The old censuses, the ones that are publicly available for scrutiny (1851-1911) are a basic tool in genealogy. Beginners who don't know much about their families can use the information on the census as starting point. You have a list of family members, their approximate ages and relationships. From there you can fill in the blanks.

One of the questions on the 2006 census asks if your information can be made available to your descendants in 2098 (92 years from now). It is important to answer 'yes' to this question, as a 'no' means your information will be erased and lost forever.

The question is there because Statistics Canada doesn't want the public to have access to the census. They have fought every inch of the way to prevent the 1891, 1901, 1906 and 1911 compilations from being released. Only the combined efforts of genealogists and historians convinced the government to overrule their civil servants.

Why StatsCan feels this way is a mystery to me. It seems to be some sort of dog-in-the-manger thing. They have the secrets and we don't.

They like to say that it's a privacy issue-people's identities can be stolen, and so on. There has never been a proven case of anyone stealing an identity from the census. It's an urban myth.

And 92 years from now, you and I are not going to have privacy anyway. Dead people cannot be libeled, and they can't be private either.

But it isn't the negative aspect of this that is significant to me.

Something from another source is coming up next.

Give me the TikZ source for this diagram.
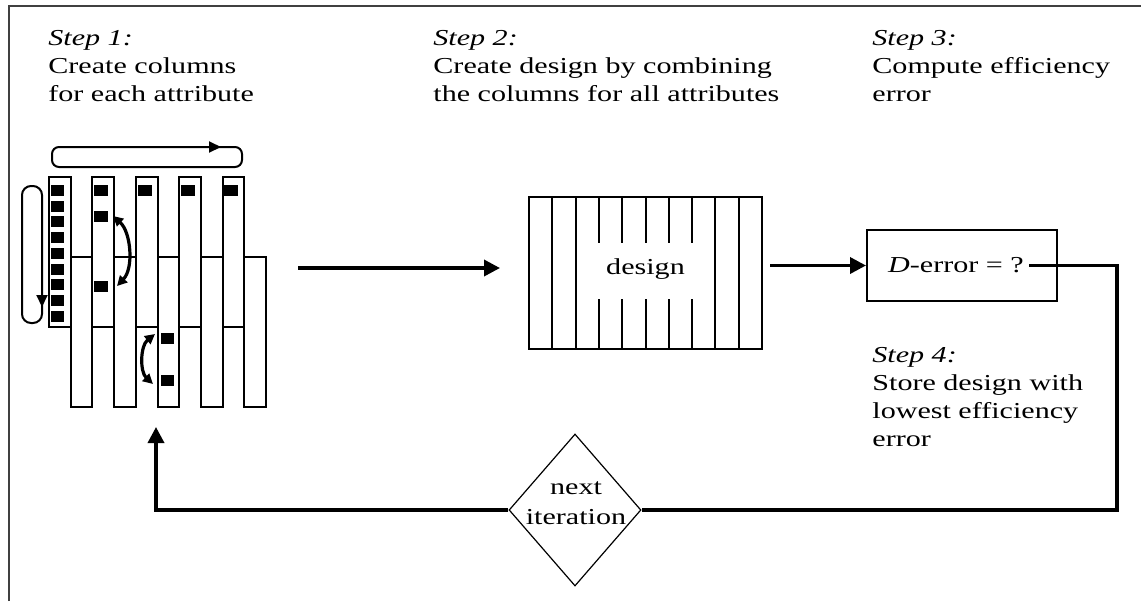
\documentclass[tikz,border=0pt]{standalone}
\usepackage{fontspec}
\setmainfont{Liberation Serif}[FakeStretch=1.32, Ligatures=NoCommon]
\usetikzlibrary{arrows.meta, shapes.geometric}
\begin{document}
\begin{tikzpicture}[x=0.5pt,y=-0.5pt,
  every node/.style={inner sep=0pt, font=\fontsize{11.4pt}{14pt}\selectfont},
  boxline/.style={line width=1pt, draw=black},
  colline/.style={line width=1pt, draw=black},
  conn/.style={line width=1.75pt, -{Triangle[length=8pt,width=8pt]}},
  plainconn/.style={line width=1.75pt},
  looptip/.style={line width=1pt, -{Triangle[length=6pt,width=5.5pt]}},
  swaparrow/.style={line width=1.6pt, {Triangle[length=5pt,width=5pt]}-{Triangle[length=5pt,width=5pt]}},
  steptext/.style={anchor=north west, align=left}
]
\useasboundingbox (0,0) rectangle (1141,601);
% frame
\draw[line width=1pt, draw=black!75] (9,601) -- (9,6) -- (1141,6);

% step texts
\node[steptext] (s1) at (48,30) {\textit{Step 1:}\\Create columns\\for each attribute};
\node[steptext] (s2) at (433,30) {\textit{Step 2:}\\Create design by combining\\the columns for all attributes};
\node[steptext] (s3) at (872,30) {\textit{Step 3:}\\Compute efficiency\\error};
\node[steptext] (s4) at (872,347) {\textit{Step 4:}\\Store design with\\lowest efficiency\\error};

% columns
\foreach \k in {0,2,4,6,8}
  \draw[colline] ({49+21.7*\k},177) rectangle ({49+21.7*(\k+1)},327);
\foreach \k in {1,3,5,7,9}
  \draw[colline] ({49+21.7*\k},257) rectangle ({49+21.7*(\k+1)},407);

% black squares
\foreach \i in {0,...,8}
  \fill (50.5,{185+15.7*\i}) rectangle ++(13,11);
\fill (94,185) rectangle ++(14,11);
\fill (94,211) rectangle ++(14,11);
\fill (94,281) rectangle ++(14,11);
\fill (138,185) rectangle ++(14,11);
\fill (181,185) rectangle ++(14,11);
\fill (224,185) rectangle ++(14,11);
\fill (161,333) rectangle ++(13,11);
\fill (161,375) rectangle ++(13,11);

% loops
\draw[line width=1pt, rounded corners=3.5pt] (52,147) rectangle (242,167);
\draw[looptip] (190,147) -- (221,147);
\draw[line width=1pt, rounded corners=4.5pt] (22,186) rectangle (42,323);
\draw[looptip] (42,275) -- (42,307);

% swap arrows
\draw[swaparrow] (113,216) .. controls (131,232) and (134,268) .. (117,286);
\draw[swaparrow] (155,334) .. controls (140,346) and (140,372) .. (153,384);

% design box
\node[boxline, draw, minimum width=116.5pt, minimum height=76pt] (design) at (645.5,273) {};
\foreach \i in {1,2,8,9}
  \draw[line width=1pt] ({529+23.3*\i},197) -- ({529+23.3*\i},349);
\foreach \i in {3,...,7} {
  \draw[line width=1pt] ({529+23.3*\i},197) -- ({529+23.3*\i},243);
  \draw[line width=1pt] ({529+23.3*\i},299) -- ({529+23.3*\i},349);
}
\node (designtxt) at (645.5,269) {design};

% D-error box
\node[boxline, draw, minimum width=95pt, minimum height=35.5pt] (derr) at (962,265.5) {};
\node (derrtxt) at (956,265.5) {\textit{D}-error = ?};

% diamond
\node[draw, diamond, line width=0.6pt, minimum width=66pt, minimum height=76pt] (iter) at (575,510) {};
\node[align=center, font=\fontsize{11.4pt}{15pt}\selectfont] (itertxt) at (576,503) {next\\iteration};

% connectors
\coordinate (colsE) at (298,268);
\draw[conn, shorten >=14pt] (colsE) -- (colsE -| design.west);
\draw[conn, shorten <=3.5pt] (design.east |- derr.west) -- (derr.west);
\coordinate (xr) at (1117,0);
\coordinate (rc1) at (derrtxt.east -| xr);
\coordinate (rc2) at (1117,510);
\draw[plainconn] ([xshift=2.5pt]derrtxt.east) -- (rc1) -- (rc2) -- (iter.east);
\coordinate (lc1) at (156,510);
\coordinate (uptip) at (156,427);
\draw[conn] (iter.west) -- (lc1) -- (uptip);
\end{tikzpicture}
\end{document}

It's that if your information is erased, your descendants may never be able to find you. And if they care enough to look, they'll be sorry to miss you.

I was reminded of this today when I accidentally solved a longstanding genealogical mystery. I noticed a woman named Sarah Mountain lying in Pontypool cemetery next to her husband, Sam Malley. The Malleys were old friends of my great-uncles, neighbors of theirs. They were such good friends they were still being invited to our family occasions forty years after my great-uncles moved away from there.

The 1901 census shows that the Malleys had taken in old Uncle Tom Hawthorn, an uncle of ours but not theirs. I always thought it was generous of them to care for him-he died in 1902, aged 89.

But the chance sight of Sarah Mountain's name changed my view: you see, Uncle Tom's eldest daughter married a Mountain. Sarah, it turns out, was his granddaughter. No wonder she looked after him.

And no wonder the Malleys were still coming to our family parties in the 1960s. They were family too. And I wouldn't have known it if it weren't for the census.

Let them keep your data and make it public in 2098. You'll make a genealogist happy.